Il lavoro nasce dall’incontro di due profonde tradizioni legate al territorio: gli Stramadécc e le rocche. A Monno si diceva: “andiamo a Stramadécc” per indicare l’incontro ed il chiacchiericcio tra parenti e amici che si teneva nelle stalle durante le serate invernali, mentre si lavorava. La rocca in nocciolo, che veniva usata un tempo per filare la lana, racchiude in sè le tradizioni della tessitura e del legno tipiche della comunità. Le nonne del paese narrano di come, un tempo, i fidanzati regalassero alle loro donne queste rocche, tutte decorate in segno d’amore. La rocca, strumento quotidiano di lavoro, diventava così anche simbolo di unione tra le persone.

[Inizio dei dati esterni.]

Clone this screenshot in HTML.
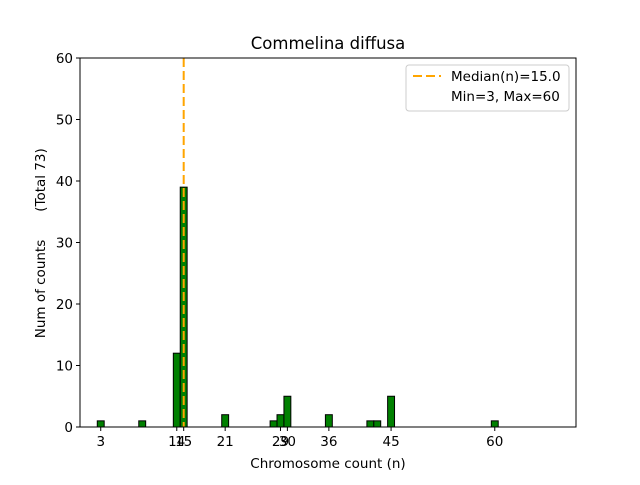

Maria Zanchi incontra queste tradizioni dialogando con il falegname, gli esperti di nocciolo, le maestre, il sindaco, gli anziani, i bambini e tutti gli abitanti. Con loro trasforma la piazza di Monno in un laboratorio a cielo aperto in cui costruire rocche monumentali. Gli abitanti, incuriositi dal fare collettivo, si sono avvicinati ricreando così l’atmosfera degli stramadécc di un tempo. La piazza è diventata il luogo dell’incontro tra le rocche, le tradizioni e gli abitanti. Da questo dialogo nasce un prato di rocche, segno visibile di una nuova coralità comunitaria. Possono le stalle di un tempo diventare le piazze di oggi?"
Maria Zanchi (1981) vive e lavora a Bergamo. La sua ricerca mira ad indagare e a mettere in discussione i confini che identificano spazio pubblico-privato e comunità- individuo, attraverso progetti che si sviluppano sul territorio e con chi lo abita.